Can NMR log identify gas in the reservoir?
Yes. Gas has very short T1 polarisation time relative to water and a T2 that is shorter than free water in the same pore — but longer than bound water. Gas also shows a distinctive diffusion signature: at different magnetic field gradients (using a multi-gradient tool), gas diffusivity is much higher than oil or water at the same T2. The SLB MR Scanner and Halliburton MRIL-Prime tools run multi-gradient acquisitions specifically to separate gas, light oil, and brine in the T1-T2 or D-T2 domain. This fluid typing capability is particularly valuable in gas-water contact zones, over-pressured gas reservoirs with compressed gas (which can have T2 similar to water), and tight gas sands where resistivity-based gas identification is uncertain due to tight formation water salinity assumptions.
Why is NMR the preferred porosity tool for carbonates?
Carbonates present a severe challenge for conventional porosity tools: neutron-density crossplots require accurate mineralogy corrections for calcite versus dolomite versus anhydrite; photoelectric factor (PEF) and gamma ray are needed to identify mineralogy; cave and vug effects distort pad contact on density tools. NMR bypasses all of this: it measures only hydrogen in fluids, not the rock matrix at all. Carbonate mineralogy — whether the rock is calcite, dolomite, or anhydrite — is invisible to NMR. Total NMR porosity in carbonates agrees well with core porosity across all carbonate pore types, making it the most reliable single-sensor porosity measurement in heterogeneous carbonate formations. The pore size distribution additionally distinguishes microporous mudstones (short T2, poor producibility) from moldic or vuggy grainstones (long T2, good producibility) — critical information for flow unit characterisation in Middle East and Permian Basin carbonate reservoirs.

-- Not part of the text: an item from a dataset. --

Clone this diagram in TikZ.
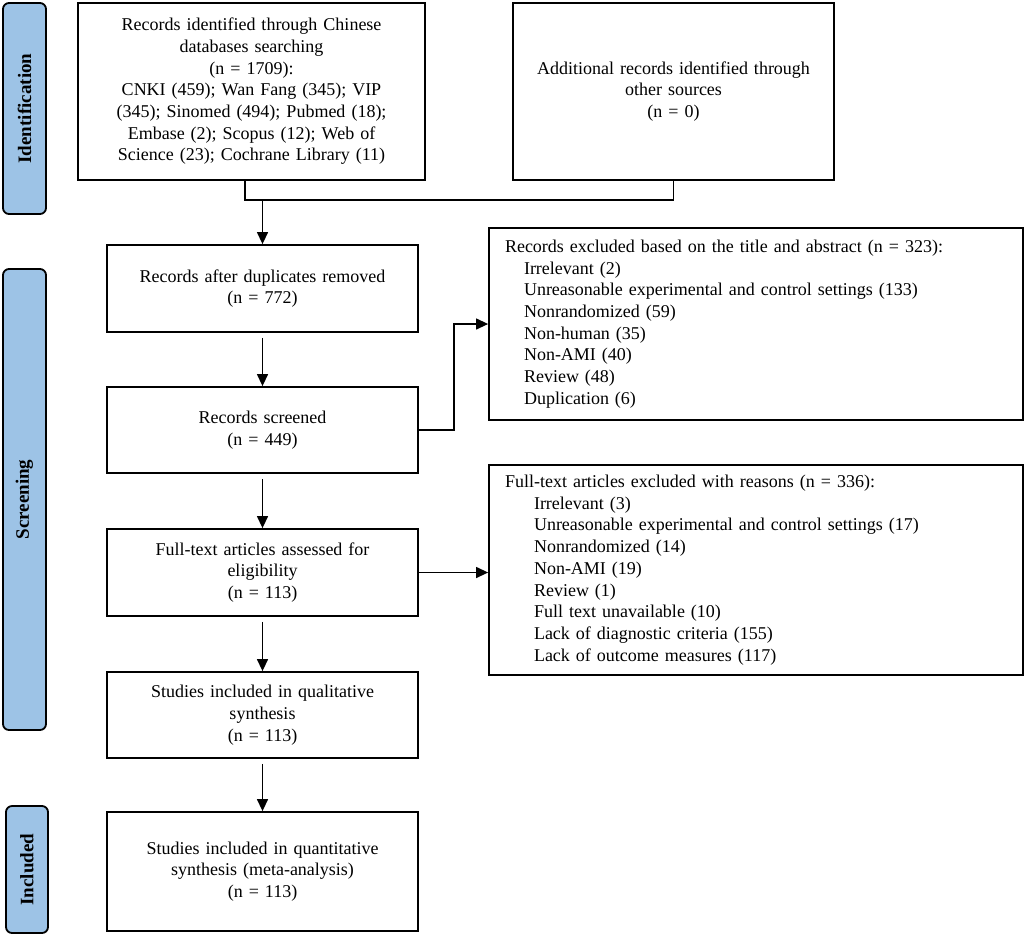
\documentclass[tikz,border=0pt]{standalone}
\usepackage{fontspec}
\setmainfont{Liberation Serif}
\usetikzlibrary{arrows.meta}
\definecolor{tabblue}{RGB}{157,195,230}

\begin{document}
\begin{tikzpicture}[x=1pt,y=-1pt,
  box/.style={draw,line width=1.8pt,align=center,inner xsep=6pt,font=\fontsize{18}{21.7}\selectfont},
  exbox/.style={draw,line width=1.8pt,align=left,inner xsep=16pt,text width=502pt,font=\fontsize{18}{21.7}\selectfont},
  tab/.style={draw,line width=1.8pt,fill=tabblue,rounded corners=6pt,rotate=90,font=\fontsize{19}{22}\selectfont\bfseries},
  arr/.style={line width=1.3pt,-{Triangle[length=12pt,width=11pt]}},
  link/.style={line width=1.3pt}]
\useasboundingbox (0,0) rectangle (1024,935);

% side tabs
\node[tab,minimum width=211pt,minimum height=43pt] (tabid) at (24.5,108.5) {Identification};
\node[tab,minimum width=461pt,minimum height=43pt] (tabscr) at (24.5,499.5) {Screening};
\node[tab,minimum width=127pt,minimum height=42pt] (tabinc) at (27,869.5) {Included};

% identification
\node[box,text width=335pt,minimum height=177pt] (rec) at (251.5,91.5) {Records identified through Chinese\\databases searching\\(n = 1709):\\CNKI (459); Wan Fang (345); VIP\\(345); Sinomed (494); Pubmed (18);\\Embase (2); Scopus (12); Web of\\Science (23); Cochrane Library (11)};
\node[box,text width=309pt,minimum height=177pt] (add) at (673.5,91.5) {Additional records identified through\\other sources\\(n = 0)};

% screening
\node[box,text width=299pt,minimum height=87pt] (dup) at (262.5,288.5) {Records after duplicates removed\\(n = 772)};
\node[box,text width=299pt,minimum height=86pt] (scr) at (262.5,430) {Records screened\\(n = 449)};
\node[box,text width=299pt,minimum height=87pt] (full) at (262.5,572.5) {Full-text articles assessed for\\eligibility\\(n = 113)};
\node[box,text width=299pt,minimum height=86pt] (qual) at (262.5,715) {Studies included in qualitative\\synthesis\\(n = 113)};

% included
\node[box,text width=299pt,minimum height=119pt] (quan) at (262.5,871.5) {Studies included in quantitative\\synthesis (meta-analysis)\\(n = 113)};

% exclusions
\node[exbox,minimum height=192pt] (exc1) at (756,324) {Records excluded based on the title and abstract (n = 323):\\
\hspace*{19pt}Irrelevant (2)\\
\hspace*{19pt}Unreasonable experimental and control settings (133)\\
\hspace*{19pt}Nonrandomized (59)\\
\hspace*{19pt}Non-human (35)\\
\hspace*{19pt}Non-AMI (40)\\
\hspace*{19pt}Review (48)\\
\hspace*{19pt}Duplication (6)};
\node[exbox,minimum height=210pt] (exc2) at (756,570) {Full-text articles excluded with reasons (n = 336):\\
\hspace*{29pt}Irrelevant (3)\\
\hspace*{29pt}Unreasonable experimental and control settings (17)\\
\hspace*{29pt}Nonrandomized (14)\\
\hspace*{29pt}Non-AMI (19)\\
\hspace*{29pt}Review (1)\\
\hspace*{29pt}Full text unavailable (10)\\
\hspace*{29pt}Lack of diagnostic criteria (155)\\
\hspace*{29pt}Lack of outcome measures (117)};

% connectors
\coordinate (join) at (262.5,200);
\draw[link] ([xshift=-6.5pt]rec.south) -- ([xshift=-6.5pt]rec.south |- join) -- (join -| add.south) -- (add.south);
\draw[arr] (join) -- (join |- dup.north);
\draw[arr,shorten <=5pt] (dup.south) -- (scr.north);
\draw[arr,shorten <=5pt] (scr.south) -- (full.north);
\draw[arr,shorten <=5pt] (full.south) -- (qual.north);
\draw[arr,shorten <=5pt] (qual.south) -- (quan.north);
\draw[arr] (scr.east) -- ++(35,0) |- (exc1.west);
\draw[arr] (full.east) -- (full.east -| exc2.west);
\end{tikzpicture}
\end{document}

Why NMR Measurement Matters in Oil and Gas
NMR logging has become a standard component of the logging suite in exploration and appraisal wells drilled into challenging reservoirs — tight sands, heterogeneous carbonates, heavy oil zones, and complex lithology sequences where conventional porosity tools give ambiguous results. The unique ability to measure pore size distribution, separate bound from free fluid, estimate permeability independently of empirical correlations, and identify fluid type from a single non-radioactive tool makes NMR the most information-rich downhole measurement available per tool run. As tight gas and unconventional resource plays demand finer characterisation of nanometre-scale pore systems, NMR — combined with high-field laboratory measurements on core plugs — provides the only direct pore-scale fluid measurement available in the wellbore environment.